I have come to the point where there is nothing to discuss about what I am doing: I am just doing it. To sit with my fellow tutors and just "chew the fat" is the best thing for me right now in order to keep the super computer (my brain) from over-heating.

Matt Bowen discusses one of his ideas of looking at "The Origins of Chess" for his Communications Methodologies class with Shipka. The premise sounds intriguing, at first. Later, when I am alone, I look up the subject to find that Matt is stepping into the Roman Coliseum to do battle with the lions. There are endless hits on the topic of the origins of chess and endless arguments by the scholars. The bottom line is, no one knows the origins of chess because so many cultures played a similar game. The main stress point is did it originate in India and migrate to China, then Europe or did it migrate from China to India and then to Europe, or did it migrate from India to China and Europe or from China to India and Europe. There's nothing but arguments without definite proof of anything.
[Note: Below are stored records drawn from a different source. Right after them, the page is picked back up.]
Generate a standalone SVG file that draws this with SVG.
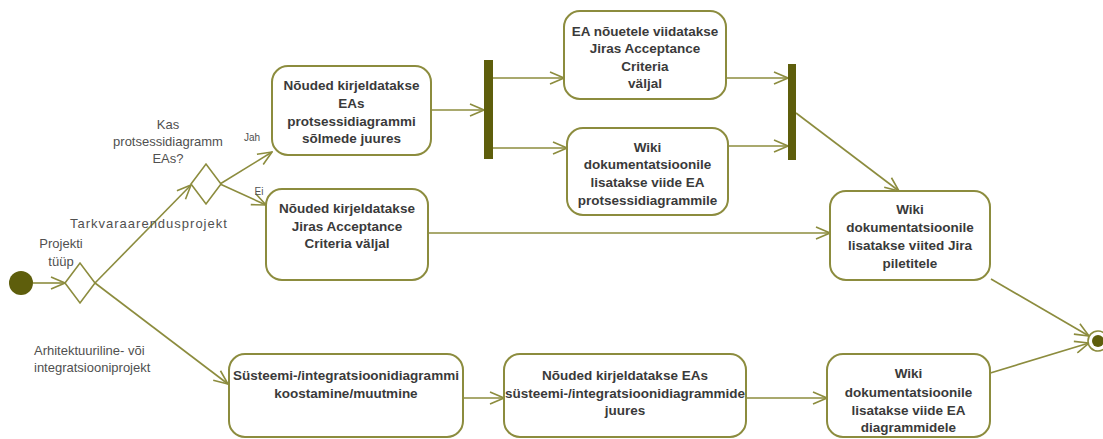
<svg xmlns="http://www.w3.org/2000/svg" width="1103" height="439" viewBox="0 0 1103 439">
<style>
.box{fill:#fff;stroke:#8c8c3e;stroke-width:2}
.bar{fill:#5e5e0c}
.dia{fill:#fff;stroke:#8c8c3e;stroke-width:1.6}
.ln{fill:none;stroke:#8c8c3e;stroke-width:1.6;marker-end:url(#arr)}
.bt{font-family:"Liberation Sans",Arial,sans-serif;font-size:13.5px;font-weight:bold;fill:#3a3a3a;text-anchor:middle}
.lb{font-family:"Liberation Sans",Arial,sans-serif;font-size:13px;fill:#505050}
.sm{font-family:"Liberation Sans",Arial,sans-serif;font-size:10px;fill:#505050}
</style>
<defs>
<marker id="arr" markerUnits="userSpaceOnUse" markerWidth="16" markerHeight="14" refX="15" refY="7" orient="auto">
<path d="M1,1 L15,7 L1,13" fill="none" stroke="#8c8c3e" stroke-width="1.6"/>
</marker>
</defs>
<rect width="1103" height="439" fill="#fff"/>
<g id="connectors">
<line class="ln" x1="33" y1="283" x2="65" y2="283"/>
<line class="ln" x1="95" y1="283" x2="191" y2="185"/>
<line class="ln" x1="95" y1="283" x2="228" y2="384"/>
<line class="ln" x1="220" y1="184" x2="272" y2="152"/>
<line class="ln" x1="220" y1="184" x2="266" y2="205"/>
<line class="ln" x1="431" y1="110" x2="484" y2="110"/>
<line class="ln" x1="493" y1="78" x2="564" y2="78"/>
<line class="ln" x1="493" y1="148" x2="567" y2="148"/>
<line class="ln" x1="726" y1="78" x2="788" y2="78"/>
<line class="ln" x1="728" y1="146" x2="788" y2="146"/>
<line class="ln" x1="796" y1="113" x2="899" y2="191"/>
<line class="ln" x1="428" y1="233" x2="830" y2="233"/>
<line class="ln" x1="991" y1="279" x2="1089" y2="336"/>
<line class="ln" x1="987" y1="374" x2="1089" y2="343"/>
<line class="ln" x1="463" y1="398" x2="504" y2="398"/>
<line class="ln" x1="746" y1="398" x2="827" y2="398"/>
</g>
<g id="labels">
<text class="lb" text-anchor="middle" x="61" y="248">Projekti</text>
<text class="lb" text-anchor="middle" x="61" y="266">tüüp</text>
<text class="lb" x="70" y="228" letter-spacing="1">Tarkvaraarendusprojekt</text>
<text class="lb" text-anchor="middle" x="168" y="129">Kas</text>
<text class="lb" text-anchor="middle" x="168" y="146">protsessidiagramm</text>
<text class="lb" text-anchor="middle" x="168" y="163">EAs?</text>
<text class="lb" x="34" y="355">Arhitektuuriline- või</text>
<text class="lb" x="34" y="372">integratsiooniprojekt</text>
<text class="sm" text-anchor="middle" x="252" y="141">Jah</text>
<text class="sm" text-anchor="middle" x="259" y="195">Ei</text>
</g>
<g id="start"><circle cx="21" cy="283" r="12" fill="#5e5e0c"/></g>
<g id="decision1"><polygon class="dia" points="65,283 80,263 95,283 80,303"/></g>
<g id="decision2"><polygon class="dia" points="191,184 206,164 221,184 206,204"/></g>
<g id="fork1"><rect class="bar" x="484" y="60" width="9" height="99"/></g>
<g id="join1"><rect class="bar" x="788" y="64" width="8" height="96"/></g>
<g id="end"><circle cx="1098" cy="341" r="10" fill="#fff" stroke="#8c8c3e" stroke-width="1.6"/><circle cx="1098" cy="341" r="6" fill="#5e5e0c"/></g>
<g id="box1">
<rect class="box" x="272" y="66" width="159" height="89" rx="16"/>
<text class="bt" x="351.5" y="90">Nõuded kirjeldatakse</text>
<text class="bt" x="351.5" y="108">EAs</text>
<text class="bt" x="351.5" y="126">protsessidiagrammi</text>
<text class="bt" x="351.5" y="143">sõlmede juures</text>
</g>
<g id="box2">
<rect class="box" x="266" y="189" width="162" height="91" rx="16"/>
<text class="bt" x="347" y="213">Nõuded kirjeldatakse</text>
<text class="bt" x="347" y="231">Jiras Acceptance</text>
<text class="bt" x="347" y="248">Criteria väljal</text>
</g>
<g id="box3">
<rect class="box" x="564" y="11" width="162" height="88" rx="16"/>
<text class="bt" x="645" y="36">EA nõuetele viidatakse</text>
<text class="bt" x="645" y="53">Jiras Acceptance</text>
<text class="bt" x="645" y="71">Criteria</text>
<text class="bt" x="645" y="88">väljal</text>
</g>
<g id="box4">
<rect class="box" x="567" y="128" width="161" height="87" rx="16"/>
<text class="bt" x="647.5" y="152">Wiki</text>
<text class="bt" x="647.5" y="169">dokumentatsioonile</text>
<text class="bt" x="647.5" y="187">lisatakse viide EA</text>
<text class="bt" x="647.5" y="205">protsessidiagrammile</text>
</g>
<g id="box5">
<rect class="box" x="830" y="191" width="160" height="89" rx="16"/>
<text class="bt" x="910" y="214">Wiki</text>
<text class="bt" x="910" y="232">dokumentatsioonile</text>
<text class="bt" x="910" y="250">lisatakse viited Jira</text>
<text class="bt" x="910" y="268">piletitele</text>
</g>
<g id="box6">
<rect class="box" x="827" y="354" width="163" height="83" rx="16"/>
<text class="bt" x="908.5" y="378">Wiki</text>
<text class="bt" x="908.5" y="397">dokumentatsioonile</text>
<text class="bt" x="908.5" y="415">lisatakse viide EA</text>
<text class="bt" x="908.5" y="432">diagrammidele</text>
</g>
<g id="box7">
<rect class="box" x="229" y="354" width="234" height="83" rx="16"/>
<text class="bt" x="346" y="380">Süsteemi-/integratsioonidiagrammi</text>
<text class="bt" x="346" y="398">koostamine/muutmine</text>
</g>
<g id="box8">
<rect class="box" x="504" y="354" width="242" height="83" rx="16"/>
<text class="bt" x="625" y="380">Nõuded kirjeldatakse EAs</text>
<text class="bt" x="625" y="398">süsteemi-/integratsioonidiagrammide</text>
<text class="bt" x="625" y="415">juures</text>
</g>
</svg>
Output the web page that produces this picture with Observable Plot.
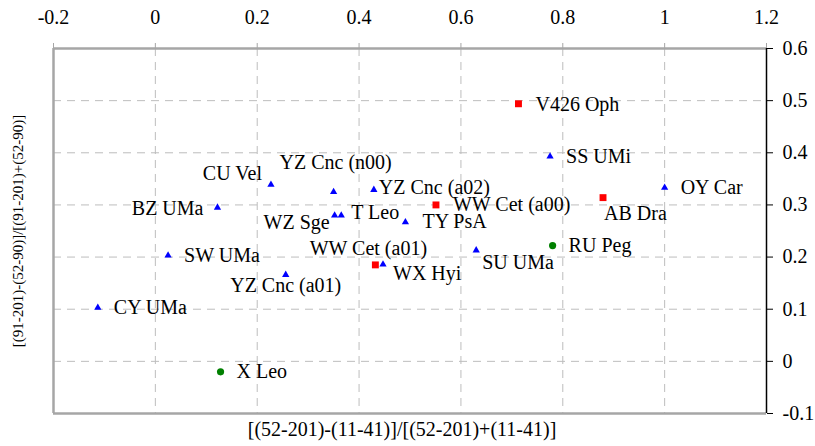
<!DOCTYPE html>
<html>
<head>
<meta charset="utf-8">
<script src="https://cdn.jsdelivr.net/npm/d3@7"></script>
<script src="https://cdn.jsdelivr.net/npm/@observablehq/plot@0.6"></script>
<style>
  html, body { margin: 0; padding: 0; background: #fff; }
  #chart svg { display: block; }
  #chart svg, #chart svg text { font-family: "Liberation Serif", "Times New Roman", Tinos, "DejaVu Serif", "Noto Serif", Times, serif !important; }
</style>
</head>
<body>
<div id="chart"></div>
<script>
// ---- data ----
const names = ["V426 Oph","SS UMi","OY Car","AB Dra","WW Cet (a00)","TY PsA","SU UMa","RU Peg",
  "YZ Cnc (a02)","YZ Cnc (n00)","CU Vel","BZ UMa","WZ Sge","T Leo","SW UMa","WW Cet (a01)",
  "WX Hyi","YZ Cnc (a01)","CY UMa","X Leo"];
const xValues = [0.713,0.775,1.000,0.879,0.551,0.491,0.630,0.780,
  0.429,0.350,0.227,0.122,0.352,0.365,0.025,0.432,
  0.447,0.256,-0.113,0.128];
const yValues = [0.494,0.393,0.333,0.314,0.300,0.267,0.213,0.222,
  0.329,0.325,0.339,0.295,0.280,0.280,0.203,0.185,
  0.186,0.166,0.103,-0.020];
const groups = ["square","triangle","triangle","square","square","triangle","triangle","circle",
  "triangle","triangle","triangle","triangle","triangle","triangle","triangle","square",
  "triangle","triangle","triangle","circle"];
const xTicks = [-0.2,0,0.2,0.4,0.6,0.8,1,1.2];
const yTicks = [-0.1,0,0.1,0.2,0.3,0.4,0.5,0.6];
const xLabel = "[(52-201)-(11-41)]/[(52-201)+(11-41)]";
const yLabel = "[(91-201)-(52-90)]/[(91-201)+(52-90)]";

// ---- label placement (layout only) ----
const placement = {
  "V426 Oph": [17, 1, "start"],
  "SS UMi": [16, 0, "start"],
  "OY Car": [16, 0, "start"],
  "AB Dra": [1, 16, "start"],
  "WW Cet (a00)": [17, 0, "start"],
  "TY PsA": [17, -1, "start"],
  "SU UMa": [6, 12, "start"],
  "RU Peg": [16, 0, "start"],
  "YZ Cnc (a02)": [5, -2, "start"],
  "YZ Cnc (n00)": [2, -29, "middle"],
  "CU Vel": [-9, -11, "end"],
  "BZ UMa": [-14, 1, "end"],
  "WZ Sge": [-5, 7, "end"],
  "T Leo": [10, -3, "start"],
  "SW UMa": [16, 0, "start"],
  "WW Cet (a01)": [-7, -16, "middle"],
  "WX Hyi": [10, 9, "start"],
  "YZ Cnc (a01)": [0, 11, "middle"],
  "CY UMa": [16, 0, "start"],
  "X Leo": [16, 0, "start"]
};

const data = names.map((n, i) => ({name: n, x: xValues[i], y: yValues[i], group: groups[i]}));
const styleOf = {
  triangle: {fill: "#0000ff", r: 2.7},
  square: {fill: "#ff0000", r: 3.9},
  circle: {fill: "#008000", r: 3.6}
};

const gray = "#a6a6a6";
const marks = [
  Plot.gridX(xTicks, {stroke: "#bdbdbd", strokeOpacity: 1, strokeDasharray: "8,6"}),
  Plot.gridY(yTicks, {stroke: "#bdbdbd", strokeOpacity: 1, strokeDasharray: "8,6"}),
  Plot.ruleX([-0.2], {stroke: gray, strokeWidth: 2.5}),
  Plot.ruleY([-0.1], {stroke: gray, strokeWidth: 2.5}),
  Plot.ruleY([0.6], {stroke: gray, strokeWidth: 2.5}),
  Plot.axisX({anchor: "top", ticks: xTicks, tickFormat: d => String(d), tickSize: 6, tickPadding: 19,
    stroke: gray, fill: "#000", label: null, fontSize: 20}),
  Plot.ruleX([1.2], {stroke: "#000", strokeWidth: 1.5}),
  Plot.axisY({anchor: "right", ticks: yTicks, tickFormat: d => String(d), tickSize: 6, tickPadding: 10,
    stroke: "#000", fill: "#000", label: null, fontSize: 20}),
  Plot.axisY({anchor: "left", ticks: [], tickSize: 0, label: yLabel, labelAnchor: "center", labelArrow: "none",
    labelOffset: 41, fontSize: 15, fill: "#000"}),
  Plot.text([xLabel], {frameAnchor: "bottom", lineAnchor: "middle", dx: -8, dy: 16, fontSize: 20, fill: "#000"})
];

for (const g of ["triangle", "square", "circle"]) {
  marks.push(Plot.dot(data.filter(d => d.group === g), {
    x: "x", y: "y", symbol: g, fill: styleOf[g].fill, stroke: "none", r: styleOf[g].r
  }));
}
for (const d of data) {
  const [dx, dy, anchor] = placement[d.name];
  marks.push(Plot.text([d], {x: "x", y: "y", text: "name", dx, dy, textAnchor: anchor,
    fontSize: 20, fill: "#000"}));
}

const chart = Plot.plot({
  width: 815,
  height: 446,
  marginLeft: 53,
  marginRight: 49,
  marginTop: 48,
  marginBottom: 33,
  style: {fontSize: "20px", background: "#fff", color: "#000"},
  x: {domain: [-0.2, 1.2]},
  y: {domain: [-0.1, 0.6]},
  marks
});
document.getElementById("chart").appendChild(chart);
</script>
</body>
</html>
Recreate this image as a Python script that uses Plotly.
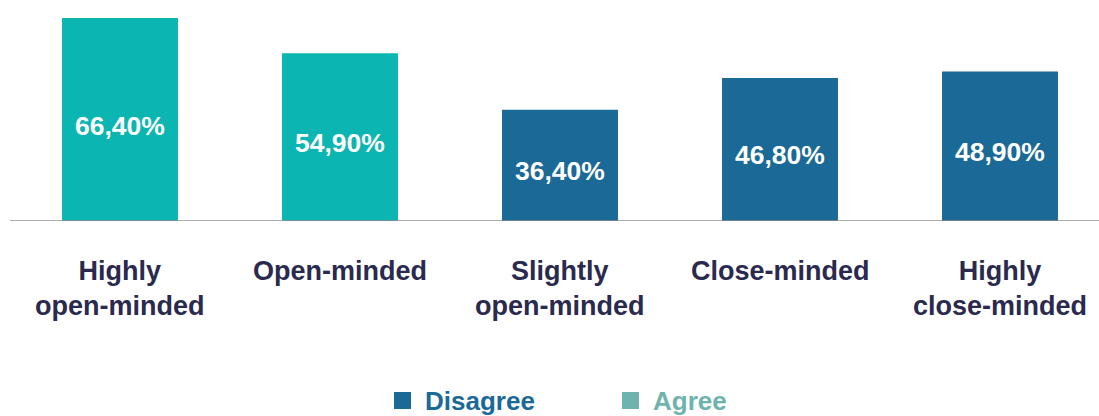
import plotly.graph_objects as go

# Survey results by mindset
categories = ["Highly<br>open-minded", "Open-minded", "Slightly<br>open-minded",
              "Close-minded", "Highly<br>close-minded"]
values = [66.4, 54.9, 36.4, 46.8, 48.9]
groups = ["Agree", "Agree", "Disagree", "Disagree", "Disagree"]

legend_items = ["Disagree", "Agree"]

BAR_COLORS = {"Agree": "#0bb5b1", "Disagree": "#1b6996"}
LEGEND_COLORS = {"Agree": "#6fb3af", "Disagree": "#1b6996"}
LABEL_COLOR = "#2a2a4e"
FONT = "Liberation Sans, Arial, Helvetica, sans-serif"

W, H = 1099, 416
M_L, M_R, M_T, M_B = 10, 0, 0, 195
PW, PH = W - M_L - M_R, H - M_T - M_B


def px_x(x):
    return (x - M_L) / PW


def px_y(y):
    return (H - M_B - y) / PH


xs = list(range(len(categories)))

fig = go.Figure()
fig.add_trace(go.Bar(
    x=xs, y=values,
    marker=dict(color=[BAR_COLORS[g] for g in groups], line=dict(width=0)),
    width=0.527,
    showlegend=False,
    hoverinfo="skip",
))

annotations = []
# value labels inside bars
for x, v in zip(xs, values):
    txt = f"{v:.2f}".replace(".", ",") + "%"
    annotations.append(dict(
        x=x, y=v / 2, xref="x", yref="y", text=txt, showarrow=False,
        yanchor="middle", yshift=-6,
        font=dict(family=FONT, size=26.5, color="white", weight="bold"),
    ))
# category labels under the axis
for x, c in zip(xs, categories):
    annotations.append(dict(
        x=x, y=0, xref="x", yref="paper", text=c, showarrow=False,
        yanchor="top", yshift=-33,
        font=dict(family=FONT, size=27, color=LABEL_COLOR, weight="bold"),
    ))

# custom legend
shapes = [dict(type="line", xref="paper", yref="y", x0=0, x1=1, y0=0, y1=0,
               line=dict(color="#8f8f8f", width=1.5))]
legend_pos = {"Disagree": 394, "Agree": 622}
for name in legend_items:
    x0 = legend_pos[name]
    shapes.append(dict(type="rect", xref="paper", yref="paper",
                       x0=px_x(x0), x1=px_x(x0 + 17),
                       y0=px_y(409), y1=px_y(392),
                       fillcolor=LEGEND_COLORS[name], line=dict(width=0)))
    annotations.append(dict(
        x=px_x(x0 + 29), y=px_y(401), xref="paper", yref="paper",
        xanchor="left", yanchor="middle", text=name, showarrow=False,
        font=dict(family=FONT, size=26, color=LEGEND_COLORS[name], weight="bold"),
    ))

fig.update_layout(
    width=W, height=H,
    margin=dict(l=M_L, r=M_R, t=M_T, b=M_B),
    paper_bgcolor="white", plot_bgcolor="white",
    xaxis=dict(range=[-0.5, 4.45], visible=False, fixedrange=True),
    yaxis=dict(range=[0, 72.3], visible=False, fixedrange=True),
    annotations=annotations,
    shapes=shapes,
    showlegend=False,
)

fig.write_html("out.html", config={"displayModeBar": False})
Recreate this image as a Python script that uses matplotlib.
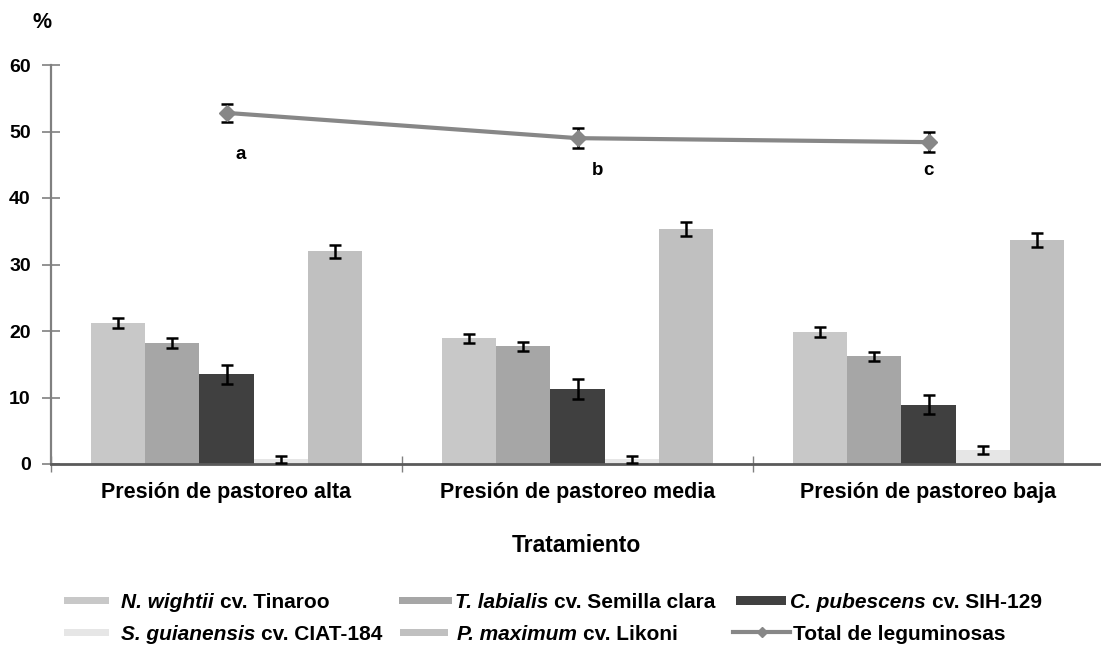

Chat Room name identities is a benign topic. Exactly who was who? We never figure out N. Horstman, B. Bauhaus, or Shipka's identity. Naphtali never did get a copy of the transcript and this would have provided clues. This would have been a process of elimination. We could probably identify Horstman and Bauhaus from their interests, but Shipka would be the most confusing. She had a high degree and interest in popular culture; hence she would also be fluent in pop culture lexicons so she could be wrongly identified as either of the other two women. If one of the screen names said something about "beach" or "surf," we would immediately identify the person as Bauhaus but could also be misleading because anyone could have thrown those "buzzwords" to throw others off track.

For me the chat room becomes nothing more than a face to face social space where many conversations are going on at once. Because I'm a man and spent a great deal of time in loud environments, it becomes difficult to converse in social spaces with many conversations going on at once. I could concentrate on one conversation in such a space when I was young and drown out the rest but now, all I hear is sound and cannot make out the differences in the conversations. What does it have to do with being a man? As men age they are more likely than women to suffer from hearing loss. That's all, that's all.

Being online it should be different, but the text on a computer screen moves very quickly when several people are in the room chatting at the same time so it is difficult to focus on a text stream and then quickly respond to the stream.